-- DATA SHOWN start --

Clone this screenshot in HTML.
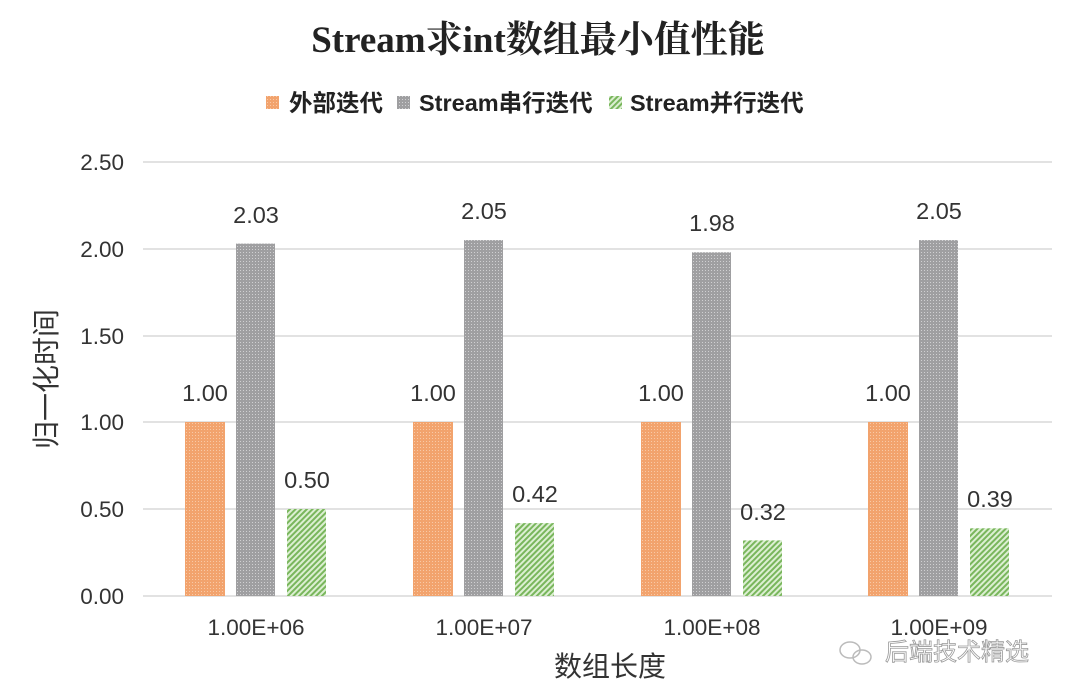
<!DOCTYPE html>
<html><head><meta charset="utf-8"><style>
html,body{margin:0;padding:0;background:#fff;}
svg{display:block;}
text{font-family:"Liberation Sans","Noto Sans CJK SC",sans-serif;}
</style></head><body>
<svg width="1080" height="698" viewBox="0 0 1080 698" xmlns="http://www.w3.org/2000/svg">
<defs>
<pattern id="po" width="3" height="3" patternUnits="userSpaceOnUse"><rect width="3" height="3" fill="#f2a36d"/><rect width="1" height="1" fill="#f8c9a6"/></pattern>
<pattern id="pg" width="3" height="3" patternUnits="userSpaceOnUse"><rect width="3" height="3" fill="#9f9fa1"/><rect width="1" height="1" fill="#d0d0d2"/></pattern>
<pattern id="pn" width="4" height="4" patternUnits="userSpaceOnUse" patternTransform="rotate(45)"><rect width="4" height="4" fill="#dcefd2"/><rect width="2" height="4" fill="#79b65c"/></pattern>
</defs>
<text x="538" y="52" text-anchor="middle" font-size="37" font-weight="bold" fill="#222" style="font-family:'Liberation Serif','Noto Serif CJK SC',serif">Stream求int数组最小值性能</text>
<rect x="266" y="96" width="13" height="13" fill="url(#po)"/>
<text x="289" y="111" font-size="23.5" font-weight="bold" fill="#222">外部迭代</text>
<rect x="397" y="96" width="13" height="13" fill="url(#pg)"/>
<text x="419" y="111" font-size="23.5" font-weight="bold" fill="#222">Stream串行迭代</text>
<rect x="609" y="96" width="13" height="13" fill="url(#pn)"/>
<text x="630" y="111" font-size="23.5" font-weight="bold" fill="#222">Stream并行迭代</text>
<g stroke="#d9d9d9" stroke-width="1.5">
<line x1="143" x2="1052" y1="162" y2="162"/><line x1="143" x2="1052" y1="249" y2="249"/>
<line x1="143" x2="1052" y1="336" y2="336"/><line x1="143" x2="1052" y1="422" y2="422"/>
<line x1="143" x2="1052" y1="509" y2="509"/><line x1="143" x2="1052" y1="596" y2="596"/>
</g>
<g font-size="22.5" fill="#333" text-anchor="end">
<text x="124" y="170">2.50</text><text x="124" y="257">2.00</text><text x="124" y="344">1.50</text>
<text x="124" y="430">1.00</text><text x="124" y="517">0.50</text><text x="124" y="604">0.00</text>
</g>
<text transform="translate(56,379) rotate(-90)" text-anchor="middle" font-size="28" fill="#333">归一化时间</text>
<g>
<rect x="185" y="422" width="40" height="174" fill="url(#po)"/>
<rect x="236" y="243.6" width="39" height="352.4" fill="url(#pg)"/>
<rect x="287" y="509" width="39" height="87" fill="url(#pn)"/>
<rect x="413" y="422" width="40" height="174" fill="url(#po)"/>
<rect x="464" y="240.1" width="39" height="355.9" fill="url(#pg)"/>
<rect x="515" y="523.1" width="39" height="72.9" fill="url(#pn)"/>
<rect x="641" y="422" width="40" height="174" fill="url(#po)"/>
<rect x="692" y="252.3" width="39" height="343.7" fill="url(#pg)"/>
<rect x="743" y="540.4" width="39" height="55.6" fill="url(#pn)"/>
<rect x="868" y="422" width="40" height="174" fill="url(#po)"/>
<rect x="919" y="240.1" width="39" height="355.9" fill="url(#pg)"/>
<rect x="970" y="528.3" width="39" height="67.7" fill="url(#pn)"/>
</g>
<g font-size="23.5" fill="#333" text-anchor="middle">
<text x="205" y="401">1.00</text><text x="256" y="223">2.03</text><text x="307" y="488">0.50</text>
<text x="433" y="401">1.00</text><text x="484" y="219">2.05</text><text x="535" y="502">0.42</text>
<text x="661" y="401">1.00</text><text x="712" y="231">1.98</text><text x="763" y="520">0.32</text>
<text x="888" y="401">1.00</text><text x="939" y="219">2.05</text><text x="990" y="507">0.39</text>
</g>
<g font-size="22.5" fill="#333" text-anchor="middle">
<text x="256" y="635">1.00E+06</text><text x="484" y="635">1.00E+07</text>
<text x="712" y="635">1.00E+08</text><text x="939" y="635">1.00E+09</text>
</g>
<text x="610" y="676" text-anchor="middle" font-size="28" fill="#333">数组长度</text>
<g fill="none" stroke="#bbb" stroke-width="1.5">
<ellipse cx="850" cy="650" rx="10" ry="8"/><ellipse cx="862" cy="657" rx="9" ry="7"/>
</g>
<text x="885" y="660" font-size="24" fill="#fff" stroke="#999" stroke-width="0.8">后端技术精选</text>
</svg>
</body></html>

-- DATA SHOWN end --

Repeat the material above word for word and skip every image in it.

Clone this screenshot in HTML.
<!DOCTYPE html>
<html><head><meta charset="utf-8"><style>
html,body{margin:0;padding:0;background:#fff;}
svg{display:block;}
text{font-family:"Liberation Sans","Noto Sans CJK SC",sans-serif;}
</style></head><body>
<svg width="1080" height="698" viewBox="0 0 1080 698" xmlns="http://www.w3.org/2000/svg">
<defs>
<pattern id="po" width="3" height="3" patternUnits="userSpaceOnUse"><rect width="3" height="3" fill="#f2a36d"/><rect width="1" height="1" fill="#f8c9a6"/></pattern>
<pattern id="pg" width="3" height="3" patternUnits="userSpaceOnUse"><rect width="3" height="3" fill="#9f9fa1"/><rect width="1" height="1" fill="#d0d0d2"/></pattern>
<pattern id="pn" width="4" height="4" patternUnits="userSpaceOnUse" patternTransform="rotate(45)"><rect width="4" height="4" fill="#dcefd2"/><rect width="2" height="4" fill="#79b65c"/></pattern>
</defs>
<text x="538" y="52" text-anchor="middle" font-size="37" font-weight="bold" fill="#222" style="font-family:'Liberation Serif','Noto Serif CJK SC',serif">Stream求int数组最小值性能</text>
<rect x="266" y="96" width="13" height="13" fill="url(#po)"/>
<text x="289" y="111" font-size="23.5" font-weight="bold" fill="#222">外部迭代</text>
<rect x="397" y="96" width="13" height="13" fill="url(#pg)"/>
<text x="419" y="111" font-size="23.5" font-weight="bold" fill="#222">Stream串行迭代</text>
<rect x="609" y="96" width="13" height="13" fill="url(#pn)"/>
<text x="630" y="111" font-size="23.5" font-weight="bold" fill="#222">Stream并行迭代</text>
<g stroke="#d9d9d9" stroke-width="1.5">
<line x1="143" x2="1052" y1="162" y2="162"/><line x1="143" x2="1052" y1="249" y2="249"/>
<line x1="143" x2="1052" y1="336" y2="336"/><line x1="143" x2="1052" y1="422" y2="422"/>
<line x1="143" x2="1052" y1="509" y2="509"/><line x1="143" x2="1052" y1="596" y2="596"/>
</g>
<g font-size="22.5" fill="#333" text-anchor="end">
<text x="124" y="170">2.50</text><text x="124" y="257">2.00</text><text x="124" y="344">1.50</text>
<text x="124" y="430">1.00</text><text x="124" y="517">0.50</text><text x="124" y="604">0.00</text>
</g>
<text transform="translate(56,379) rotate(-90)" text-anchor="middle" font-size="28" fill="#333">归一化时间</text>
<g>
<rect x="185" y="422" width="40" height="174" fill="url(#po)"/>
<rect x="236" y="243.6" width="39" height="352.4" fill="url(#pg)"/>
<rect x="287" y="509" width="39" height="87" fill="url(#pn)"/>
<rect x="413" y="422" width="40" height="174" fill="url(#po)"/>
<rect x="464" y="240.1" width="39" height="355.9" fill="url(#pg)"/>
<rect x="515" y="523.1" width="39" height="72.9" fill="url(#pn)"/>
<rect x="641" y="422" width="40" height="174" fill="url(#po)"/>
<rect x="692" y="252.3" width="39" height="343.7" fill="url(#pg)"/>
<rect x="743" y="540.4" width="39" height="55.6" fill="url(#pn)"/>
<rect x="868" y="422" width="40" height="174" fill="url(#po)"/>
<rect x="919" y="240.1" width="39" height="355.9" fill="url(#pg)"/>
<rect x="970" y="528.3" width="39" height="67.7" fill="url(#pn)"/>
</g>
<g font-size="23.5" fill="#333" text-anchor="middle">
<text x="205" y="401">1.00</text><text x="256" y="223">2.03</text><text x="307" y="488">0.50</text>
<text x="433" y="401">1.00</text><text x="484" y="219">2.05</text><text x="535" y="502">0.42</text>
<text x="661" y="401">1.00</text><text x="712" y="231">1.98</text><text x="763" y="520">0.32</text>
<text x="888" y="401">1.00</text><text x="939" y="219">2.05</text><text x="990" y="507">0.39</text>
</g>
<g font-size="22.5" fill="#333" text-anchor="middle">
<text x="256" y="635">1.00E+06</text><text x="484" y="635">1.00E+07</text>
<text x="712" y="635">1.00E+08</text><text x="939" y="635">1.00E+09</text>
</g>
<text x="610" y="676" text-anchor="middle" font-size="28" fill="#333">数组长度</text>
<g fill="none" stroke="#bbb" stroke-width="1.5">
<ellipse cx="850" cy="650" rx="10" ry="8"/><ellipse cx="862" cy="657" rx="9" ry="7"/>
</g>
<text x="885" y="660" font-size="24" fill="#fff" stroke="#999" stroke-width="0.8">后端技术精选</text>
</svg>
</body></html>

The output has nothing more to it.